Multiple linear regression is used when we want to predict a single dependent variable using multiple independent variables. For example, we might use a student's number of hours studied, their class attendance, and their previous test scores to predict their next test score. In this case, the number of hours studied, class attendance, and previous test scores would be the independent variables, and the next test score would be the dependent variable.

In both simple and multiple linear regression, we use statistical analysis to find the best-fit line (or equation) that describes the relationship between the independent variables and the dependent variable. This line can then be used to make predictions about the dependent variable, given a set of values for the independent variables.

Residuals - how the line of best fit is found in regression analysis

Residuals, in statistics, are the difference between the actual value of a data point and the predicted value of that data point. The line of best fit is the line that minimizes the sum of the squared residuals.

You may hear the term ‘error’ when discussing residuals. The error is, as you might have guessed, the difference between the actual and predicted value, otherwise called the residual.

The residuals are illustrated by the red and green lines shown in the image above. It is the distance between our line of best fit, and our value.

You will notice the blue line intercepts the y-axis at 3. This is called our ‘intercept’ and the steepness of the line is our ‘slope’. These are represented in a regression equation as follows:

M = slope

B = intercept

X = the value of our datapoint

Y = mX + b

In minimizing the residuals via the ‘least squares method’ as it is called, we are finding the values of M and B that minimize the sum of squared residuals.

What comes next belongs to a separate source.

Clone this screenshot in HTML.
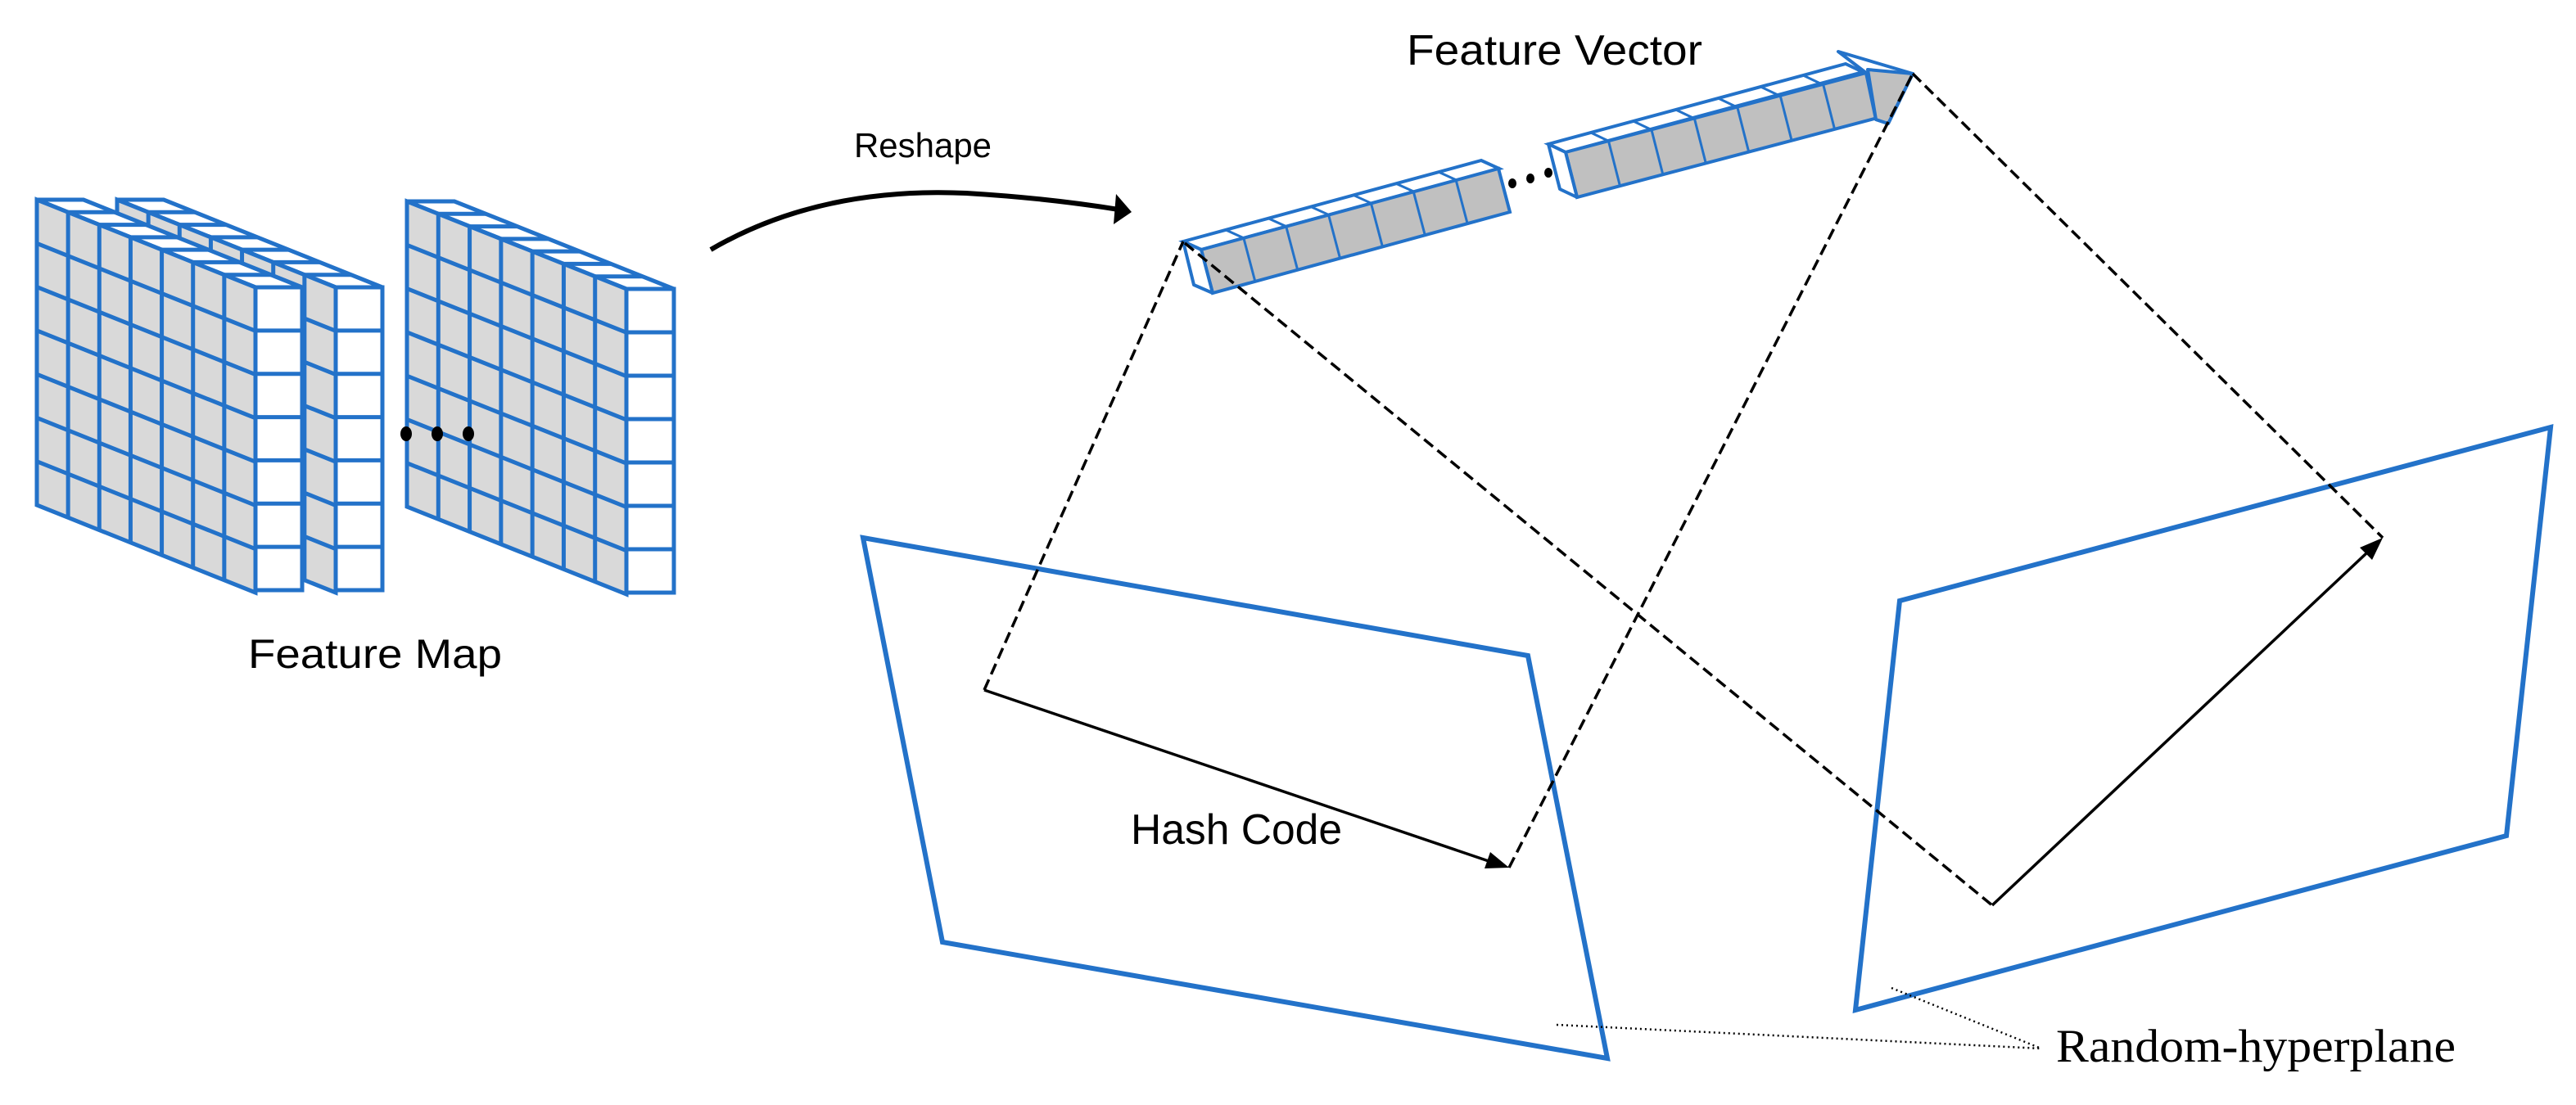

Our line of best fit must be straight - it cannot curve. That is why it is further away from some points than it is from others. But overall, its position and slope is one that minimizes the sum of the squared errors for all points.

Homoscedasticity and Heteroscedasticity

Homoscedasticity

Homoscedasticity, or 'homogeneity of variance', means constant variance within groups. It gives you an idea of how spread out your data is. If the variances are not homogeneous, the results of your tests may be biased.

In homoscedastic data, the data points will be evenly distributed. You can see an example of this in the image below. There's as much variance between the data at the start of the curve as there is in the middle or at the end. This suggests consistent data, which is easier to work with.

Heteroscedasticity

The opposite of homoscedastic data is heteroscedastic data. This term desribes data which varies non-constantly. You can see two examples of heteroscedastic data in the image below.

Unlike in the homoscedastic example, the variance between the data in the heteroscedastic examples is non-constant. In the 'bow tie' example, the variance starts wide, then narrows in the middle, before widening again. In the 'fan' example, the variance starts wide, then gradually narrows.

Causes or sources of heteroscedasticity

Heteroscedasticity can be caused by several different factors. It can result from differences in time series data – like seasonal fluctuations – or inaccuracies in your measurement tool – for example, your measurement tool might become more and more inaccurate due to changes in the external environment over time.

It could also be that your measurement tool exhibits greater variance as the inputs it is supposed to measure become greater. For example, a device might measure the wattage of batteries, but be less accurate and exhibit higher variance in readings for higher wattages.

Implications of heteroscedasticity in predictive statistics

Heteroscedasticity occurs when the spread or dispersion of the residuals differs systematically from one part of the dataset to another.

When conducting predictive statistics, for example by using a regression analysis, this means that your model may provide more accurate predictions at one end of the data range, while at the other end of the data range, the predictions are less accurate.

You can still perform a regression analysis on such data, but your results will be less accurate outside of a certain range.